YANGON—The Tanintharyi regional government is preparing to hold an investment forum to attract foreign investment to Myanmar’s southernmost region, which is rich in natural resources, particularly pearls and minerals, and home to many tourist destinations on the Andaman Sea coast and islands.
The Tanintharyi Investment Forum is set to be held from Oct. 26-27 in Myeik—the region’s major business hub—according to the Tanintharyi office of the Directorate of Investment and Company Administration (DICA).
“We will mainly encourage investors to invest in the agriculture, livestock, fisheries, tourism and mining sectors during the forum,” Dr. Htoon Htoon, DICA’s deputy director general for Tanintharyi Region, told The Irrawaddy.

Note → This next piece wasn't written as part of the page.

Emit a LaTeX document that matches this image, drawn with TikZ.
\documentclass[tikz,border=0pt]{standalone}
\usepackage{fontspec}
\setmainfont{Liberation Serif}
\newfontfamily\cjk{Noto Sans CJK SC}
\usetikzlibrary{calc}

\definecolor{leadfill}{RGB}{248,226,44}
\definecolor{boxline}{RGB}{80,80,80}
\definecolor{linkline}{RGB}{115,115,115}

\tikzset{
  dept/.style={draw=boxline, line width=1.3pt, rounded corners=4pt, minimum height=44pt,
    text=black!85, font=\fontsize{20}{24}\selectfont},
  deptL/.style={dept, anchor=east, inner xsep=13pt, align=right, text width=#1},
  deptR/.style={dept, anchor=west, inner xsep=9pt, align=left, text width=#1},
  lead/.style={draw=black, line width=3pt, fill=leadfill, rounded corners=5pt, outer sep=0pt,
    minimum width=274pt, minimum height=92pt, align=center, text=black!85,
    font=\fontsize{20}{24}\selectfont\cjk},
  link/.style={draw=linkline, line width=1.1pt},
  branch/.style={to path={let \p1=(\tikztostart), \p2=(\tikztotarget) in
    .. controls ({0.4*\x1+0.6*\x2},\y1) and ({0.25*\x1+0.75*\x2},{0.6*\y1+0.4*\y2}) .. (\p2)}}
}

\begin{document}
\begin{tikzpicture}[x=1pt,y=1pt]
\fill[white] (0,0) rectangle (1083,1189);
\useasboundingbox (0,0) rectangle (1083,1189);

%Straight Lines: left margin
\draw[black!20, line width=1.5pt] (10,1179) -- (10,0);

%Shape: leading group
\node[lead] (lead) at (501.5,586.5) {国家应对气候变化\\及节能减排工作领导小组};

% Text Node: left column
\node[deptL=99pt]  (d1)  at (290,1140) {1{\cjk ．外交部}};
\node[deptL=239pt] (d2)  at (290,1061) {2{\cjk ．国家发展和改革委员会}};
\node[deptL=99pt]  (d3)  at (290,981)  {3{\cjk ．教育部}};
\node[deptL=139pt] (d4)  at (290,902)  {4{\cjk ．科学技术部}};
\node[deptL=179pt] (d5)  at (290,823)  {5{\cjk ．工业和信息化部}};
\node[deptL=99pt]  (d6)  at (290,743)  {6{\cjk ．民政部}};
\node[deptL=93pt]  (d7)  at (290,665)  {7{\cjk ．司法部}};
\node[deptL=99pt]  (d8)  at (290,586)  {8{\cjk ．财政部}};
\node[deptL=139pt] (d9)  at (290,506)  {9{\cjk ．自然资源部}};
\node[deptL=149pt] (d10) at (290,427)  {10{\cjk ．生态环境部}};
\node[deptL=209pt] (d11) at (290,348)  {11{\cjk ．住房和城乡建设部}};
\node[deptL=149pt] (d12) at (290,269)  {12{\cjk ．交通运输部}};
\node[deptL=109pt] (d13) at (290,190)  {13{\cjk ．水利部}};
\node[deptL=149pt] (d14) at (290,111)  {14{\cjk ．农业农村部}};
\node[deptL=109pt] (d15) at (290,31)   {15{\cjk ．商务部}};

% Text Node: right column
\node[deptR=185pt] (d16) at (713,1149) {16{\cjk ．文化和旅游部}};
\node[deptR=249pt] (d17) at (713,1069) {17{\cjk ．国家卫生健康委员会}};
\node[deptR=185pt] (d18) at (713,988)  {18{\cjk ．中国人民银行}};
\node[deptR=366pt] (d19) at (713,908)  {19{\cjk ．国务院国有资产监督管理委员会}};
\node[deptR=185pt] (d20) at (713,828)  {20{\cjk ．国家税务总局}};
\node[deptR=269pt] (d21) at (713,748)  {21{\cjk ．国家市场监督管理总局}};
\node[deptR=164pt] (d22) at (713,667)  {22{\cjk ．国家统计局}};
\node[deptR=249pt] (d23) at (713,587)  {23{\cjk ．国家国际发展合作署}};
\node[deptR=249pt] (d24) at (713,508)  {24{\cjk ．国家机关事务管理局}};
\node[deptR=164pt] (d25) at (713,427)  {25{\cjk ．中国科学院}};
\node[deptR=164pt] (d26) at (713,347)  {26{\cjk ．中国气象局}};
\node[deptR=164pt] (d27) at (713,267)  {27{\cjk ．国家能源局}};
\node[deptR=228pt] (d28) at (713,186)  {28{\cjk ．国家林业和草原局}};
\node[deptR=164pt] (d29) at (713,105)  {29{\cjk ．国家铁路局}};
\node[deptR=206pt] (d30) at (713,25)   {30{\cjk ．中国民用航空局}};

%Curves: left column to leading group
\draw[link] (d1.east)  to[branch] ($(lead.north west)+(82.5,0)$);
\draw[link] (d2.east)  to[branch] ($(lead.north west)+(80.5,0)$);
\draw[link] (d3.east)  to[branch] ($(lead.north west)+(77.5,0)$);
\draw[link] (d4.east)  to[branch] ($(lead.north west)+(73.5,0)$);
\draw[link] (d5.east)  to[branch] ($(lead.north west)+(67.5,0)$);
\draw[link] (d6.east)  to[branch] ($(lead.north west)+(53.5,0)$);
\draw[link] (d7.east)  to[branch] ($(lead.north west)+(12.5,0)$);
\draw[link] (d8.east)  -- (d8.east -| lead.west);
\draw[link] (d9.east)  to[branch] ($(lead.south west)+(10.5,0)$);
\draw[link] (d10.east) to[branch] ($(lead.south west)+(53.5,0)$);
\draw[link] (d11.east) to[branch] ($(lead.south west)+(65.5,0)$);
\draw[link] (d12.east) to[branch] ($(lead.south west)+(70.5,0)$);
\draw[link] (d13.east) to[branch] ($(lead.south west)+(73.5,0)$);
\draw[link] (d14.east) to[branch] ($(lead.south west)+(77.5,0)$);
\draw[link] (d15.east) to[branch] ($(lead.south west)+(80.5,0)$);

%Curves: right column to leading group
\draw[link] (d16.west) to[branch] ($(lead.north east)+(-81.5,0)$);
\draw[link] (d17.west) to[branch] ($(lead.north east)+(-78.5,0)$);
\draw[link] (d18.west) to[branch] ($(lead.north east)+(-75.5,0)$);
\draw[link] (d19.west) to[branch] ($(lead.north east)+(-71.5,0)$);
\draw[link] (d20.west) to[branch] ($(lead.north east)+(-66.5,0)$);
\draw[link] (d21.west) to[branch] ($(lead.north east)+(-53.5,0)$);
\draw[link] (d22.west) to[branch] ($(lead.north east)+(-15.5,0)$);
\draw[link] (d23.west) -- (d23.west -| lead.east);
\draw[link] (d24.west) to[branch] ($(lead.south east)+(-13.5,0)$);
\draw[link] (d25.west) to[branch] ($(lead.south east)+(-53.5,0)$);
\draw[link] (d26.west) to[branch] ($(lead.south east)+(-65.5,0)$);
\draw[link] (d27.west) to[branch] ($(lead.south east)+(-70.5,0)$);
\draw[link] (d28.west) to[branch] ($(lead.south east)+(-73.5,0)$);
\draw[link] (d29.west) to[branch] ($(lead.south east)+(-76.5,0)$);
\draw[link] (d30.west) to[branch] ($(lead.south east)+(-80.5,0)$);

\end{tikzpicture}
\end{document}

The regional government is planning to showcase more than 50 projects at the forum. Among the projects, the biggest are a mining and an airport project worth US$350 million (530.54 billion kyats) and $300 million respectively, according to DICA.
“Those projects have already received approval from the Myanmar Investment Commission. We want to urge investors to invest in those existing projects,” Dr. Htoon Htoon said.

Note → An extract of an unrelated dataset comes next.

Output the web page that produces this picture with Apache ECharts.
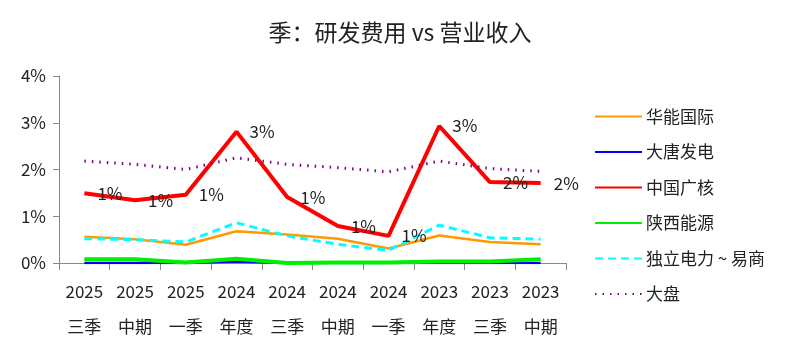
<!DOCTYPE html>
<html><head><meta charset="utf-8">
<script src="https://cdn.jsdelivr.net/npm/echarts@6/dist/echarts.min.js"></script>
<style>html,body{margin:0;padding:0;background:#fff}#c{width:800px;height:353px}</style>
</head><body><div id="c"></div>
<script>
const categories = ['2025\n三季','2025\n中期','2025\n一季','2024\n年度','2024\n三季','2024\n中期','2024\n一季','2023\n年度','2023\n三季','2023\n中期'];
const huaneng = [0.56,0.51,0.39,0.68,0.61,0.52,0.31,0.59,0.45,0.40];
const datang = [0.00,0.00,0.00,0.03,0.00,0.00,0.00,0.00,0.00,0.00];
const cgn = [1.49,1.34,1.46,2.81,1.41,0.79,0.58,2.93,1.73,1.71];
const shaanxi = [0.08,0.08,0.01,0.09,0.00,0.01,0.01,0.03,0.03,0.08];
const indep = [0.52,0.50,0.45,0.86,0.58,0.40,0.27,0.81,0.54,0.51];
const market = [2.18,2.11,2.00,2.25,2.11,2.04,1.95,2.18,2.02,1.96];
const yTicks = [0,1,2,3,4];

const font = '"Noto Sans CJK SC", "Open Sans", sans-serif';
const chart = echarts.init(document.getElementById('c'));
function line(name, data, color, width, type, extra) {
  return Object.assign({
    name, type: 'line', data, symbol: 'none', smooth: false,
    lineStyle: { color, width, type },
    itemStyle: { color }
  }, extra || {});
}
chart.setOption({
  animation: false,
  textStyle: { fontFamily: font },
  title: {
    text: '季：研发费用 vs 营业收入', left: 'center', top: 16,
    textStyle: { fontFamily: font, fontSize: 23, fontWeight: 'normal', color: '#222' }
  },
  grid: { left: 59, right: 234, top: 76, bottom: 90 },
  legend: {
    orient: 'vertical', left: 589, top: 103, itemGap: 18.5, itemWidth: 47, itemHeight: 17,
    itemStyle: { opacity: 0 },
    textStyle: { fontFamily: font, fontSize: 17, color: '#222', padding: [0, 0, 0, -1] },
    data: ['华能国际','大唐发电','中国广核','陕西能源','独立电力 ~ 易商','大盘']
  },
  xAxis: {
    type: 'category', data: categories, boundaryGap: true,
    axisLine: { lineStyle: { color: '#888' } },
    axisTick: { show: true, length: 7, lineStyle: { color: '#888' } },
    axisLabel: { fontFamily: font, fontSize: 17, color: '#222', lineHeight: 35, margin: 11, interval: 0 }
  },
  yAxis: {
    type: 'value', min: yTicks[0], max: yTicks[yTicks.length-1], interval: 1,
    axisLine: { show: true, lineStyle: { color: '#888' } },
    axisTick: { show: true, length: 6, lineStyle: { color: '#888' } },
    splitLine: { show: false },
    axisLabel: { fontFamily: font, fontSize: 17, color: '#222', margin: 13, formatter: v => v + '%' }
  },
  series: [
    line('华能国际', huaneng, '#ff9900', 2.5, 'solid'),
    line('大唐发电', datang, '#0000ff', 2.5, 'solid'),
    line('中国广核', cgn, '#ff0000', 4, 'solid', {
      symbol: 'circle', symbolSize: 0.1, showSymbol: true,
      label: { show: true, position: 'right', distance: 13, fontFamily: font, fontSize: 17, color: '#222',
        formatter: p => Math.round(p.value) + '%' }
    }),
    line('陕西能源', shaanxi, '#00ee00', 4, 'solid'),
    line('独立电力 ~ 易商', indep, '#00ffff', 3, [8, 5]),
    line('大盘', market, '#800080', 3, [1.5, 6])
  ]
});
</script></body></html>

State Counselor Daw Aung San Suu Kyi, Investment and Foreign Economic Relations Minister U Thaung Tun and Hotels and Tourism Minister U Ohn Maung are set to attend the forum in order to lure investors.

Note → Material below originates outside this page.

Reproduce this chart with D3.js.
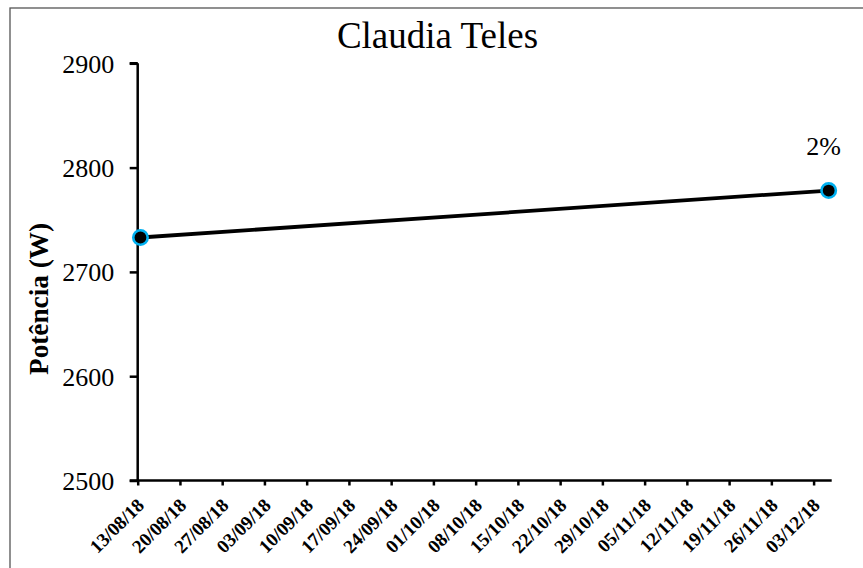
<!DOCTYPE html>
<html><head><meta charset="utf-8">
<script src="https://cdn.jsdelivr.net/npm/d3@7"></script>
<style>
html,body{margin:0;padding:0;background:#fff;}
svg{display:block;}
</style></head>
<body>
<svg id="chart" width="863" height="568"></svg>
<script>
const title = "Claudia Teles";
const yLabel = "Potência (W)";
const dates = ["2018-08-13T11:00:00Z", "2018-12-05T12:00:00Z"];
const values = [2733, 2778];
const changeLabel = "2%";
const yTicks = [2500, 2600, 2700, 2800, 2900];
const xTickStart = "2018-08-13T00:00:00Z";
const xTickEnd = "2018-12-03T00:00:00Z";
const xDomain = ["2018-08-13T00:00:00Z", "2018-12-06T00:00:00Z"];

const svg = d3.select("#chart");
const serif = "'Liberation Serif','Times New Roman',serif";

// outer border
svg.append("rect").attr("x", 10).attr("y", 8).attr("width", 900).attr("height", 600)
  .attr("fill", "none").attr("stroke", "#555").attr("stroke-width", 1.3);

const x = d3.scaleUtc().domain(xDomain.map(d => new Date(d))).range([137.7, 831.7]);
const y = d3.scaleLinear().domain([2500, 2900]).range([480.5, 63.3]);

// title
svg.append("text").attr("x", 437.5).attr("y", 48).attr("text-anchor", "middle")
  .attr("font-family", serif).attr("font-size", 37).attr("fill", "#000").text(title);

// y axis
const yAxis = svg.append("g").attr("transform", "translate(137.7,0)")
  .call(d3.axisLeft(y).tickValues(yTicks).tickSize(8).tickFormat(d3.format("d")));
yAxis.select(".domain").attr("stroke", "#000").attr("stroke-width", 2.5)
  .attr("d", `M0,${y(2900)}H-8M0,${y(2900)}V${y(2500)}`);
yAxis.selectAll(".tick line").attr("stroke", "#000").attr("stroke-width", 2.5);
yAxis.selectAll(".tick text").attr("font-family", serif).attr("font-size", 26)
  .attr("fill", "#000").attr("x", -23.5).attr("dy", null).attr("y", 9);

// x axis
const weekTicks = d3.utcMonday.every(1).range(new Date(xTickStart), new Date(new Date(xTickEnd).getTime() + 1));
const xAxis = svg.append("g").attr("transform", "translate(0,480.5)")
  .call(d3.axisBottom(x).tickValues(weekTicks).tickSize(5).tickSizeOuter(0).tickFormat(d3.utcFormat("%d/%m/%y")));
xAxis.select(".domain").attr("stroke", "#000").attr("stroke-width", 2.5)
  .attr("d", `M${137.7 - 8},0H${x(new Date(xDomain[1]))}`);
xAxis.selectAll(".tick line").attr("stroke", "#000").attr("stroke-width", 2.5);
xAxis.selectAll(".tick text").attr("font-family", serif).attr("font-size", 19)
  .attr("font-weight", "bold").attr("fill", "#000")
  .attr("text-anchor", "end").attr("dy", null).attr("y", null)
  .attr("transform", "translate(7,26) rotate(-45)");

// y axis title
svg.append("text").attr("transform", "translate(48,299) rotate(-90)")
  .attr("text-anchor", "middle").attr("font-family", serif).attr("font-weight", "bold")
  .attr("font-size", 27).attr("textLength", 152).attr("lengthAdjust", "spacingAndGlyphs")
  .attr("fill", "#000").text(yLabel);

// data
const data = dates.map((d, i) => ({ date: new Date(d), value: values[i] }));
svg.append("path").datum(data)
  .attr("d", d3.line().x(d => x(d.date)).y(d => y(d.value)))
  .attr("fill", "none").attr("stroke", "#000").attr("stroke-width", 3.8);
svg.selectAll("circle.pt").data(data).join("circle").attr("class", "pt")
  .attr("cx", d => x(d.date)).attr("cy", d => y(d.value)).attr("r", 7.2)
  .attr("fill", "#000").attr("stroke", "#00b0f0").attr("stroke-width", 2.6);

// change label
const last = data[data.length - 1];
svg.append("text").attr("x", x(last.date) - 5).attr("y", y(last.value) - 36)
  .attr("text-anchor", "middle").attr("font-family", serif).attr("font-size", 26)
  .attr("fill", "#000").text(changeLabel);
</script>
</body></html>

Tanintharyi Region borders Mon State to the north and Thailand to the east. It occupies a long narrow coastal plain bounded by the Andaman Sea in the west, which runs to Kawthaung, the most southerly point of Myanmar. The coast is dotted with islands including the Mergui Archipelago, which is one of the country’s most popular tourist destinations, comprising more than 800 attractive islands.
The regional capital Dawei lies on the Southern Economic Corridor, a crucial component of Japan’s development strategy for Greater Mekong Subregion connectivity, which will link central Vietnam, Cambodia and Thailand to southeastern Myanmar. Currently Myanmar, Japan and Thailand are planning to implement the $8-billion Dawei Special Economic Zone (SEZ), which is set to be Southeast Asia’s largest industrial complex. A key component of the project is a 196-square-kilometer deep seaport expected be a potential boon for firms currently relying on the transport of goods via the crowded Malacca Strait.
“We will also introduce new projects to investors. We have many projects in the pipeline. The mining department will also showcase their projects,” Dr. Htoon Htoon said.
Among the region’s already well-known mines are Heinda, Hamyingyi, Kanbauk, Yawa, Kyaukmetaung, Nanthida and Yadanabon.
A total of 12 hotel projects are currently being implemented by both local and foreign investors in the region. New Zealand and French investors are currently running hotel businesses on the islands in the Myeik Archipelago, according to DICA.
The regional government has launched community-based tourism schemes covering Dawei, Myeik and Kawthaung townships. Last year, the Ministry of Hotels and Tourism and the Ministry of Natural Resources and Environmental Conservation allowed both foreign and local travelers to visit pearl farms in the Myeik Archipelago on the Andaman Sea.
In late July, U Thaung Tun and U Ohn Maung met with local businesspeople to discuss preparations for the Investment Forum. During the meeting, U Thaung Tun urged investors to consider sustainable and quality investment projects in the tourism sector.
The Tanintharyi Investment Forum is a part of the government plan’s to counteract a significant decline in foreign direct investment (FDI) in Myanmar over the past two fiscal years. In late January, the government showcased more than 120 regional and private business projects worth a total of over $3 billion at the Invest Myanmar Summit in Naypyitaw.
At that event, Tanintharyi showcased four major projects; construction of the Sin Phyu Pyinn Wholesale Fish market in Dawei; the Made in Myanmar-Sustainable Rubber Products project in Dawei, Myeik and Kawthaung; development of the Sepho River Side Hotel and Villa, along with a Sepho commercial zone and fresh market; and saltwater shrimp farming in Kawthaung.